Dataset extract >>
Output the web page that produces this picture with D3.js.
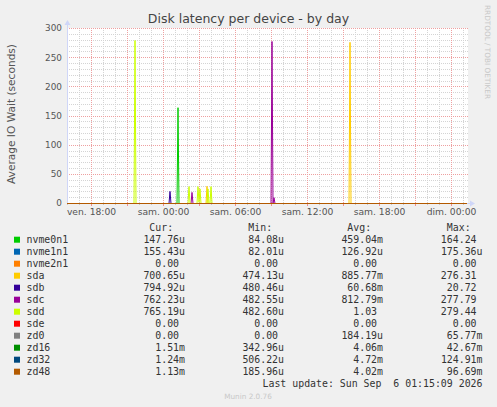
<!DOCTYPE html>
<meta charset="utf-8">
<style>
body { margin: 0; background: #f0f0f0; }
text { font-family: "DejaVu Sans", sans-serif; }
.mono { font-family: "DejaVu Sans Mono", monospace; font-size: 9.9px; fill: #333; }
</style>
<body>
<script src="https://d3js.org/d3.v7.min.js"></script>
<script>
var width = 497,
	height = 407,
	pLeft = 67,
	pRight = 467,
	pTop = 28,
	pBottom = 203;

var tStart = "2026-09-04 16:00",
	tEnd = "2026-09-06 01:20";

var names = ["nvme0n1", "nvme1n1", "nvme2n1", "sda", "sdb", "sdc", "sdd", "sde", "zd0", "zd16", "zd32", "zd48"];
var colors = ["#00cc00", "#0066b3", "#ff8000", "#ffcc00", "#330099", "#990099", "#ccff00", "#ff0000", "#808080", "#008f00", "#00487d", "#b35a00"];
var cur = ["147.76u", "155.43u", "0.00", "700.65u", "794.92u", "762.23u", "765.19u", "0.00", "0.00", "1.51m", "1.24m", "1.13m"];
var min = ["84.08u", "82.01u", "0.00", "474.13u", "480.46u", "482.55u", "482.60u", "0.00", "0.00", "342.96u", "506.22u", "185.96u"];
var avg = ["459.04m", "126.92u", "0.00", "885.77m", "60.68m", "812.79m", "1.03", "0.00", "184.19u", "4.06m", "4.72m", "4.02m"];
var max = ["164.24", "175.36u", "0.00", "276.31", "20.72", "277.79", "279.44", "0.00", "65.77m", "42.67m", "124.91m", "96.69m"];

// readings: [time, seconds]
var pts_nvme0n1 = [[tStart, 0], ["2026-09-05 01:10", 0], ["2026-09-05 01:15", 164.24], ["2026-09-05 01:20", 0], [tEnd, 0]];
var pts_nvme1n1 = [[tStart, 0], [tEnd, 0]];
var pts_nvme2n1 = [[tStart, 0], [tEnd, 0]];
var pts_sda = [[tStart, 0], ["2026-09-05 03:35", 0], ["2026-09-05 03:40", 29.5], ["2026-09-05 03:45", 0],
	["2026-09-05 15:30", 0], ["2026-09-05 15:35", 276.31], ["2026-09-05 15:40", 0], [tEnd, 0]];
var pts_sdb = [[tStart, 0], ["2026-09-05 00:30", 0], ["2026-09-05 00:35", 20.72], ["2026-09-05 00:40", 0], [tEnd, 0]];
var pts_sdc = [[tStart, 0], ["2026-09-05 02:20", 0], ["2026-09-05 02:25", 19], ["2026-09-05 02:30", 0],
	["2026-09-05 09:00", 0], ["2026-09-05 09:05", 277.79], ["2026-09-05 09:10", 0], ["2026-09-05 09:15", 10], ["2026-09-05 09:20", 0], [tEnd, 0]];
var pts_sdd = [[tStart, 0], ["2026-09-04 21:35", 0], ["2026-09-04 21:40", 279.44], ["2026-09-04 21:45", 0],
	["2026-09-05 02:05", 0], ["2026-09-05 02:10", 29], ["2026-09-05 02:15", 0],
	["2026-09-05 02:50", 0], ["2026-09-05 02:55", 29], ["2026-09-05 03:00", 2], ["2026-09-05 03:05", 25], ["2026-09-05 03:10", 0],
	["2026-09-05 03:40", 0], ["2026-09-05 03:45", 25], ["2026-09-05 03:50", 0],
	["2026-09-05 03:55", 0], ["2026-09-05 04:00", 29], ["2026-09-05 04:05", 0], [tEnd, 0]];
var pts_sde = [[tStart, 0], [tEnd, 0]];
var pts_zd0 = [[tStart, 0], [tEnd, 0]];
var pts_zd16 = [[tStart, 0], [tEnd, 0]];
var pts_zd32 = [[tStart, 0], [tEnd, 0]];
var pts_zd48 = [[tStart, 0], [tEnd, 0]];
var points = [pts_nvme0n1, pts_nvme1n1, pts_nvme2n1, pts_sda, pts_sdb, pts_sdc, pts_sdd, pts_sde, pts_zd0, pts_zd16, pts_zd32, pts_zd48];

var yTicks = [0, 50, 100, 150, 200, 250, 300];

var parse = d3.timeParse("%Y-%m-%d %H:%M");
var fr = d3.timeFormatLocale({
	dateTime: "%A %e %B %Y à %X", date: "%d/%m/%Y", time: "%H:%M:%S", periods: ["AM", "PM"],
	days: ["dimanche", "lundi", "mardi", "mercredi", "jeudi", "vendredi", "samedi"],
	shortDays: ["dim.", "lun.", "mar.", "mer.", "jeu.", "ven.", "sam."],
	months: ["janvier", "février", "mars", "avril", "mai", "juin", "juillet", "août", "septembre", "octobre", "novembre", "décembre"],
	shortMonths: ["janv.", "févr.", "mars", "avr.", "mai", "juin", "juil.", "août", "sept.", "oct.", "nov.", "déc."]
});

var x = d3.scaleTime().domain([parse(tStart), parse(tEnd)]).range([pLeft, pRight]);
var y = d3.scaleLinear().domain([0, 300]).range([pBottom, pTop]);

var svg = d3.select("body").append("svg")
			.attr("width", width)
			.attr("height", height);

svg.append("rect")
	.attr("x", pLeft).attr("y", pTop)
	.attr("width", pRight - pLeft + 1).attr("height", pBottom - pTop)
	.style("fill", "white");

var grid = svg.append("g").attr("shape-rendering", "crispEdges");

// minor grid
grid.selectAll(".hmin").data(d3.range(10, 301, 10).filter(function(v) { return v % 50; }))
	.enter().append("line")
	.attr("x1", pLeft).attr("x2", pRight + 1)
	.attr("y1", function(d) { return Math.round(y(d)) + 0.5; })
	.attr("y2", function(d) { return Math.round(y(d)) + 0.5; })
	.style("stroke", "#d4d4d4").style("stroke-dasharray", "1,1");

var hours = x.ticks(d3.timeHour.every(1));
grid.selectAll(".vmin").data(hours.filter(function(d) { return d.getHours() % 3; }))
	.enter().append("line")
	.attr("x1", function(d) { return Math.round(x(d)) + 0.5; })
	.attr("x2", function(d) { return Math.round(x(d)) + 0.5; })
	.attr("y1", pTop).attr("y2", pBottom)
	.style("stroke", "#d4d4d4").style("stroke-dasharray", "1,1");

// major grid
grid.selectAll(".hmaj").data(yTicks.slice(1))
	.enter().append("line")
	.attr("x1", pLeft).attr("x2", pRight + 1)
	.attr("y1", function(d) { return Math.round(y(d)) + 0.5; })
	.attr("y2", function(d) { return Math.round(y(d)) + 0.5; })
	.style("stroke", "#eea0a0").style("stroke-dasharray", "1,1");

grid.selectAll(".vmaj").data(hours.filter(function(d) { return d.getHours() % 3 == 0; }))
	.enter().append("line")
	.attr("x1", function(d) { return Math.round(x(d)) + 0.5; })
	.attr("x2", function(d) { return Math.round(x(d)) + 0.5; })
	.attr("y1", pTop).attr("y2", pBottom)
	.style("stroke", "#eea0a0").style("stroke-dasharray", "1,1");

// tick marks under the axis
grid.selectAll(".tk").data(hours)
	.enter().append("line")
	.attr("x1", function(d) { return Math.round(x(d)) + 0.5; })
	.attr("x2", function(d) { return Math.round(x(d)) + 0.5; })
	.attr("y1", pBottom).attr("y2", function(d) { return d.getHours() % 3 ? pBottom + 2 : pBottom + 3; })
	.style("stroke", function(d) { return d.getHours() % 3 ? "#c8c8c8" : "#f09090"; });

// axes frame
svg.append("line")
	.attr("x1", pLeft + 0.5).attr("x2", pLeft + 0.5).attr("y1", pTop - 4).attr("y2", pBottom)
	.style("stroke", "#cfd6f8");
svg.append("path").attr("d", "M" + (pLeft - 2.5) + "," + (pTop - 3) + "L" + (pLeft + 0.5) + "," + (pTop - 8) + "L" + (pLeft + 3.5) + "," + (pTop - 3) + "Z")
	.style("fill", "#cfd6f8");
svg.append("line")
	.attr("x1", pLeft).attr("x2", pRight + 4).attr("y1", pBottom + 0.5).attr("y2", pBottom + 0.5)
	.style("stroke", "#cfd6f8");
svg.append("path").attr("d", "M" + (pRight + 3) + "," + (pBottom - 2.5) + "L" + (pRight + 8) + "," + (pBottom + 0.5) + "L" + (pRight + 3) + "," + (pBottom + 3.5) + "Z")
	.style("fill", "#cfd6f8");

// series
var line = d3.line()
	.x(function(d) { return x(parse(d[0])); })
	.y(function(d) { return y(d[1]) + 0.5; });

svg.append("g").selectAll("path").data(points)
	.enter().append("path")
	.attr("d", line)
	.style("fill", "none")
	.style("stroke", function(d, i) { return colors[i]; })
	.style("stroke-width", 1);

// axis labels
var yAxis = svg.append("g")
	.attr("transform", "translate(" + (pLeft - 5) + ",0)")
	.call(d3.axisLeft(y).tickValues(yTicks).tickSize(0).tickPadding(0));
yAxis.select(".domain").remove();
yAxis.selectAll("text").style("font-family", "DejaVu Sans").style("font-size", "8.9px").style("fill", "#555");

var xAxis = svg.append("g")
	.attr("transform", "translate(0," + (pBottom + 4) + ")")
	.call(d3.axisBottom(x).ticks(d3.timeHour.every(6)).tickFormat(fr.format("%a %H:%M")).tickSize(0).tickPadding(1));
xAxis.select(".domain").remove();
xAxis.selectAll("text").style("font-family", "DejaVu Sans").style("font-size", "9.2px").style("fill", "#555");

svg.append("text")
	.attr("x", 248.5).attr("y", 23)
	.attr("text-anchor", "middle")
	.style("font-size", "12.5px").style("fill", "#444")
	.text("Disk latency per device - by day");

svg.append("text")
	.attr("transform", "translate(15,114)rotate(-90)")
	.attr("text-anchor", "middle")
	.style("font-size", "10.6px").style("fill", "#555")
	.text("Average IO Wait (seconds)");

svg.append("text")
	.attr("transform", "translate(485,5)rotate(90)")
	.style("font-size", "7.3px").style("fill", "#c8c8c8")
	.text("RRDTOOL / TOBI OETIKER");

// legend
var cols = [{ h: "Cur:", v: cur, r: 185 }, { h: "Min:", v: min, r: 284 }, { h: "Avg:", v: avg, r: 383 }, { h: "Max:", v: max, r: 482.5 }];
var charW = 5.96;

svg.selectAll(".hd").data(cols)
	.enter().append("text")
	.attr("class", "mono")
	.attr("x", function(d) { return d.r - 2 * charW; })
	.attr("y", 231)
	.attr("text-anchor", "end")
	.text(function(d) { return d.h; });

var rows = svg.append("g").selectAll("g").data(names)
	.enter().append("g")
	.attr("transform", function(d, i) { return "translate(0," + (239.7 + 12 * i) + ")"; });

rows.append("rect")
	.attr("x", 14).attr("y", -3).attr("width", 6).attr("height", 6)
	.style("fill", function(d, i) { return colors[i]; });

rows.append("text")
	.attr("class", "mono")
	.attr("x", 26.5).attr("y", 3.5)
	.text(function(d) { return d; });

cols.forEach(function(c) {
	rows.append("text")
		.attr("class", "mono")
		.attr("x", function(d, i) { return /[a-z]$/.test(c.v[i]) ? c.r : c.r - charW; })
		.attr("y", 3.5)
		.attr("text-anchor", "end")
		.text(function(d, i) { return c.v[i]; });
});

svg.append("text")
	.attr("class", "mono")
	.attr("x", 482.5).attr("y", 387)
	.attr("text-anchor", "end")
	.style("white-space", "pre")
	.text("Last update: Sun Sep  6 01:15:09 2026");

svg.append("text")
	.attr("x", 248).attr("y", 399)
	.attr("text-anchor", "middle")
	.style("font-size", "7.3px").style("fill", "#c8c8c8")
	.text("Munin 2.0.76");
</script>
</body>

What this task involves >>
From the first line above through the line containing "pBottom = 203;", copy everything exactly, without the pictures.

The answer >>
Output the web page that produces this picture with D3.js.
<!DOCTYPE html>
<meta charset="utf-8">
<style>
body { margin: 0; background: #f0f0f0; }
text { font-family: "DejaVu Sans", sans-serif; }
.mono { font-family: "DejaVu Sans Mono", monospace; font-size: 9.9px; fill: #333; }
</style>
<body>
<script src="https://d3js.org/d3.v7.min.js"></script>
<script>
var width = 497,
	height = 407,
	pLeft = 67,
	pRight = 467,
	pTop = 28,
	pBottom = 203;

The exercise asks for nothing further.